Mortgages not balanced with rents are certainly a problem, as are fiscal benefits to those taking mortgages (and the general neo-liberal thing with taxing investment way less than income). But the biggest issue IMO is the fact that housing is investment first, basic need second. This needs to change if folks in populated western countries want to live... somewhere.
> It is easy to blame them because they are foreigners and thus don't vote
I don't care if people vote. That doesn't inform my opinion on supply and demand.
> asylum seekers and other pesky poor people I don't like
If you're saying something that only attacks a person's imagined character, and not their argument, you shouldn't say it.
> If it is a financial instrument to invest into a mortgage or development and you can expect those insane returns simply by being able to "afford" a home
It's become a financial instrument because of the likelihood of future increase in demand vs supply.

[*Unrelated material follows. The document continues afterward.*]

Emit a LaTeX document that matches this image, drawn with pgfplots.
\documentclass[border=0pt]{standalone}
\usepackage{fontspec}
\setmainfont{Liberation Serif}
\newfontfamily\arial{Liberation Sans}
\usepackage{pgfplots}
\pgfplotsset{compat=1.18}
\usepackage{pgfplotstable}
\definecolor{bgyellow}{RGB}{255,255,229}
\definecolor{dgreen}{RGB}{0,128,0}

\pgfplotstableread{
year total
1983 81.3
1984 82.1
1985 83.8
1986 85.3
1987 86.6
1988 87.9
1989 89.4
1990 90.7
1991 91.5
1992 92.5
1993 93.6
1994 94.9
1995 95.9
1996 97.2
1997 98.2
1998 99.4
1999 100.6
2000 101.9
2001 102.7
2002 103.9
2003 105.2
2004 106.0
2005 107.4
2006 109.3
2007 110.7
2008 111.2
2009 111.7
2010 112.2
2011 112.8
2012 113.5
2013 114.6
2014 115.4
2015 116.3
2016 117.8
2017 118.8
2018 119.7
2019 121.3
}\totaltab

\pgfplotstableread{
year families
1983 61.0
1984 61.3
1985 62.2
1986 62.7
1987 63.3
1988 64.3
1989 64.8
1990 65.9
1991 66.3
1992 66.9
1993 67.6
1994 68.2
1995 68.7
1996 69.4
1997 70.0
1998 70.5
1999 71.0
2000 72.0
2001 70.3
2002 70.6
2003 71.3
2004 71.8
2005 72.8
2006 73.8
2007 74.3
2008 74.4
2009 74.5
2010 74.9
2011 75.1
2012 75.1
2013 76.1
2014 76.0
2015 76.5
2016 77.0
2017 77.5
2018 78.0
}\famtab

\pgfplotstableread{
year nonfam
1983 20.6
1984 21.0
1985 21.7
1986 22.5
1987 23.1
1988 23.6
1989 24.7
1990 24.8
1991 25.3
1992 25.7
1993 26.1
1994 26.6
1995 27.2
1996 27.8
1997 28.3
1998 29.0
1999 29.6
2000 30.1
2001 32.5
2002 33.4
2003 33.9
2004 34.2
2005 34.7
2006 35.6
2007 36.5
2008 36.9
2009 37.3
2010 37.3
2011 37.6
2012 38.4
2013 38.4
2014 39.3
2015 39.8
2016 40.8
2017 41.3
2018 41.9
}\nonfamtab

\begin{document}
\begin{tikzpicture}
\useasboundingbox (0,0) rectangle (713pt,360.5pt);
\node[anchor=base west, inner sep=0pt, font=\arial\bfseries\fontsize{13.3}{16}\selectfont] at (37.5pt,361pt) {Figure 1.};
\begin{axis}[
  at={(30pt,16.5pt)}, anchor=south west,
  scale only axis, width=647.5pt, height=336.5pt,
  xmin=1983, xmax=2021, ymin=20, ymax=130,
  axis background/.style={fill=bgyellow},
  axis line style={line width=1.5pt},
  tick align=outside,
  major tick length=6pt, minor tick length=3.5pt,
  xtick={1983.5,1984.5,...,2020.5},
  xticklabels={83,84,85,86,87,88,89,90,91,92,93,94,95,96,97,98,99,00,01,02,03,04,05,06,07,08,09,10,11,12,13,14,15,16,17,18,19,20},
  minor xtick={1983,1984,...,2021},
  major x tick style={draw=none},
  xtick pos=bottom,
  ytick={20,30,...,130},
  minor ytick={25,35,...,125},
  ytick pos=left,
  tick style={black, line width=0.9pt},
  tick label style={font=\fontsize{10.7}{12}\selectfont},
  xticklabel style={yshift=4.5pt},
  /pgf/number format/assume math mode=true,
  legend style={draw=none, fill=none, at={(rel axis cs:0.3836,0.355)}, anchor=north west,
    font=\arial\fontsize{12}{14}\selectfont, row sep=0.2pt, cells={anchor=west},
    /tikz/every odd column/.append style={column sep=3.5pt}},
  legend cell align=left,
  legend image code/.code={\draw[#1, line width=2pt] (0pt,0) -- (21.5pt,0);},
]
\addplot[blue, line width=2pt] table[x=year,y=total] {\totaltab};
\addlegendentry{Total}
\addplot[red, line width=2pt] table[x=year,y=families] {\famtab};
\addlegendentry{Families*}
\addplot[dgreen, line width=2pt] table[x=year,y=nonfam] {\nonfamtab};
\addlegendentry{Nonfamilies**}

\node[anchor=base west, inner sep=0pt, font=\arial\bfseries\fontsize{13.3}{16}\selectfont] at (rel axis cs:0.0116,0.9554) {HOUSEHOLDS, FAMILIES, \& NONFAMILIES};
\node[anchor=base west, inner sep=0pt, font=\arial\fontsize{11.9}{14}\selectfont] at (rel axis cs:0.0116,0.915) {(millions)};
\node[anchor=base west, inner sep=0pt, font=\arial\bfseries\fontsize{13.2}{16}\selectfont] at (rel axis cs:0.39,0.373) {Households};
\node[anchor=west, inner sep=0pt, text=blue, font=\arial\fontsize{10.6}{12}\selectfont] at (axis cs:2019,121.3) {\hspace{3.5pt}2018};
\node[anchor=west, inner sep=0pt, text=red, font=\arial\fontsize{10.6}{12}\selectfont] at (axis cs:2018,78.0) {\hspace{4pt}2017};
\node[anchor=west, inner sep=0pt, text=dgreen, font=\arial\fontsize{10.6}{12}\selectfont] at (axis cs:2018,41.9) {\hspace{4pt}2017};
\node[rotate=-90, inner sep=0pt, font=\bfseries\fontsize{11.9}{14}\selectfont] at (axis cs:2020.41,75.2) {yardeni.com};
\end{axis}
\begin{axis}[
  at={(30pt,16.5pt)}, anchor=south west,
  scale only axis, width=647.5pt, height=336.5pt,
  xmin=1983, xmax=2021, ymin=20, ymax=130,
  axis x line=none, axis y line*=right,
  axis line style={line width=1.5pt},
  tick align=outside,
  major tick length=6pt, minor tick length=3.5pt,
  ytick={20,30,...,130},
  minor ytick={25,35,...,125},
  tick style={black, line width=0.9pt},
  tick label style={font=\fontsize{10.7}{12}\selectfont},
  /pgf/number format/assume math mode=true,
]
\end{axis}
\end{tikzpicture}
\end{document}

In the UK, the native indigenous people have a birth rate below replacement rate (note that 'native indigenous' is not 'UK-born' [1]), meaning the requirement for housing should be relatively low. In spite of this, the population of the UK in the last 10 years has increased by at least 6.8% [2].
It remains unclear why we are surprised there is suddenly a housing crisis. /s
Mortgages are useful even if you don’t repay them. The mortgage gets settled upon death. And while alive it allows the lendee cash flow to live in a home.
It effectively becomes a shifted rent payment where instead of landlords, the person owns the house and services the interest.
I prefer this over the cash house method or just perpetual renting.
Mortgages are what allow the “middle class” to own homes, and not just royalty or rich.
> It effectively becomes a shifted rent payment where instead of landlords, the person owns the house and services the interest.
That's only true if you can keep up with payments. You'll soon learn what you do or don't own when you miss them. To be clear: You do not own your home until the last payment is made, ownership until that point is in name only.
> I prefer this over the cash house method or just perpetual renting.
Inflated house prices almost directly impacts the renting market. Rents are typically set at about 1% of purchase price [1] and then they tend to track the estimated house cost over time.
> Mortgages are what allow the “middle class” to own homes, and not just royalty or rich.
At least in the UK, a family where just the man worked would be able to buy his own home within 10 years. Mortgages allowed the housing market to set higher prices.
The problem with mortgages is that they are always looking to de-risk their investment, and as a result it prices out the the people who would need it [2].